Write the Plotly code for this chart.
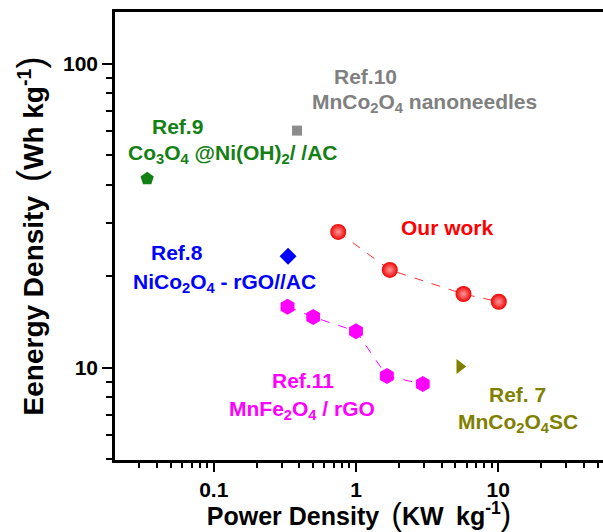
import numpy as np
import plotly.graph_objects as go

# ---- data (Power density kW/kg, Energy density Wh/kg) ----
our_x = [0.75, 1.73, 5.7, 10.1]
our_y = [28.0, 21.0, 17.5, 16.5]

ref11_x = [0.33, 0.50, 1.0, 1.65, 2.95]
ref11_y = [15.9, 14.7, 13.2, 9.4, 8.85]

ref7_x = [5.37]
ref7_y = [10.1]

ref10_x = [0.385]
ref10_y = [60.3]

ref9_x = [0.034]
ref9_y = [41.9]

ref8_x = [0.333]
ref8_y = [23.3]

x_ticks = [0.1, 1, 10]
x_ticklabels = ["0.1", "1", "10"]
y_ticks = [10, 100]
y_ticklabels = ["10", "100"]

FONT = "Liberation Sans, Arial, sans-serif"

fig = go.Figure()

fig.add_trace(go.Scatter(x=ref11_x, y=ref11_y, mode="lines+markers",
                         line=dict(color="#ff00ff", width=1, dash="dash"),
                         marker=dict(symbol="hexagon", size=16, color="#ff00ff"),
                         showlegend=False))
fig.add_trace(go.Scatter(x=our_x, y=our_y, mode="lines+markers",
                         line=dict(color="#ff3030", width=1, dash="dash"),
                         marker=dict(symbol="circle", size=16, color="#f00000",
                                     gradient=dict(type="radial", color="#ff9c9c"),
                                     line=dict(width=0)),
                         showlegend=False))
fig.add_trace(go.Scatter(x=ref7_x, y=ref7_y, mode="markers",
                         marker=dict(symbol="triangle-right", size=13, color="#808000"),
                         showlegend=False))
fig.add_trace(go.Scatter(x=ref10_x, y=ref10_y, mode="markers",
                         marker=dict(symbol="square", size=10, color="#8c8c8c"),
                         showlegend=False))
fig.add_trace(go.Scatter(x=ref9_x, y=ref9_y, mode="markers",
                         marker=dict(symbol="pentagon", size=14, color="#138013"),
                         showlegend=False))
fig.add_trace(go.Scatter(x=ref8_x, y=ref8_y, mode="markers",
                         marker=dict(symbol="diamond", size=13, color="#0000ff"),
                         showlegend=False))

def ann(text, lx, ly, color, size=21):
    fig.add_annotation(text=text, x=lx, y=ly, xref="x", yref="y", showarrow=False,
                       font=dict(family=FONT, size=size, color=color, weight="bold"),
                       xanchor="center", yanchor="middle")

ann("Ref.10", 0.070, 1.957, "#808080")
ann("MnCo<sub>2</sub>O<sub>4</sub> nanoneedles", 0.484, 1.872, "#808080")
ann("Ref.9", -1.256, 1.793, "#138013")
ann("Co<sub>3</sub>O<sub>4</sub> @Ni(OH)<sub>2</sub>/ /AC", -0.863, 1.703, "#138013")
ann("Ref.8", -1.256, 1.378, "#0000ff")
ann("NiCo<sub>2</sub>O<sub>4</sub> - rGO//AC", -0.926, 1.280, "#0000ff")
ann("Our work", 0.646, 1.461, "#ff0000")
ann("Ref.11", -0.372, 0.957, "#ff00ff")
ann("MnFe<sub>2</sub>O<sub>4</sub> / rGO", -0.379, 0.862, "#ff00ff")
ann("Ref. 7", 1.137, 0.911, "#808000")
ann("MnCo<sub>2</sub>O<sub>4</sub>SC", 1.137, 0.818, "#808000")

x_minor = [m * 10.0 ** e for e in range(-2, 2) for m in range(2, 10)]
y_minor = [m * 10.0 ** e for e in range(0, 3) for m in range(2, 10)]

xtitle = ('Power Density\u2002<span style="font-weight:normal;font-size:31px">(</span>'
          'KW\u2002kg<sup>-1</sup><span style="font-weight:normal;font-size:31px">)</span>')
ytitle = ('Eenergy Density\u2002<span style="font-weight:normal;font-size:36px">(</span>'
          'Wh kg<sup>-1</sup><span style="font-weight:normal;font-size:36px">)</span>')

fig.update_layout(
    width=603, height=532,
    margin=dict(l=115, r=0, t=12, b=72),
    paper_bgcolor="white", plot_bgcolor="white",
    font=dict(family=FONT, color="black"),
    xaxis=dict(type="log", range=[np.log10(0.0202), np.log10(54.6)],
               showgrid=False, zeroline=False,
               showline=True, linecolor="black", linewidth=2.5, mirror=True,
               ticks="outside", ticklen=9, tickwidth=2, tickcolor="black",
               tickvals=x_ticks, ticktext=x_ticklabels,
               tickfont=dict(family=FONT, size=21, weight="bold"),
               minor=dict(tickvals=x_minor, ticks="outside", ticklen=5,
                          tickwidth=2, tickcolor="black", showgrid=False),
               title=dict(text=xtitle,
                          font=dict(family=FONT, size=25, weight="bold"),
                          standoff=0)),
    yaxis=dict(type="log", range=[np.log10(4.98), np.log10(148)],
               showgrid=False, zeroline=False,
               showline=True, linecolor="black", linewidth=2.5, mirror=False,
               ticks="outside", ticklen=10, tickwidth=2, tickcolor="black",
               tickvals=y_ticks, ticktext=y_ticklabels,
               tickfont=dict(family=FONT, size=21, weight="bold"),
               minor=dict(tickvals=y_minor, ticks="outside", ticklen=6,
                          tickwidth=2, tickcolor="black", showgrid=False),
               title=dict(text=ytitle,
                          font=dict(family=FONT, size=28, weight="bold"),
                          standoff=12)),
)

fig.write_html("out.html")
──────────
## What you will do:
Transcribe exactly, with no pictures, the lines running from the first line of the material through the line holding "fig = go.Figure()".

## Solution to the problem:
Write the Plotly code for this chart.
import numpy as np
import plotly.graph_objects as go

# ---- data (Power density kW/kg, Energy density Wh/kg) ----
our_x = [0.75, 1.73, 5.7, 10.1]
our_y = [28.0, 21.0, 17.5, 16.5]

ref11_x = [0.33, 0.50, 1.0, 1.65, 2.95]
ref11_y = [15.9, 14.7, 13.2, 9.4, 8.85]

ref7_x = [5.37]
ref7_y = [10.1]

ref10_x = [0.385]
ref10_y = [60.3]

ref9_x = [0.034]
ref9_y = [41.9]

ref8_x = [0.333]
ref8_y = [23.3]

x_ticks = [0.1, 1, 10]
x_ticklabels = ["0.1", "1", "10"]
y_ticks = [10, 100]
y_ticklabels = ["10", "100"]

FONT = "Liberation Sans, Arial, sans-serif"

fig = go.Figure()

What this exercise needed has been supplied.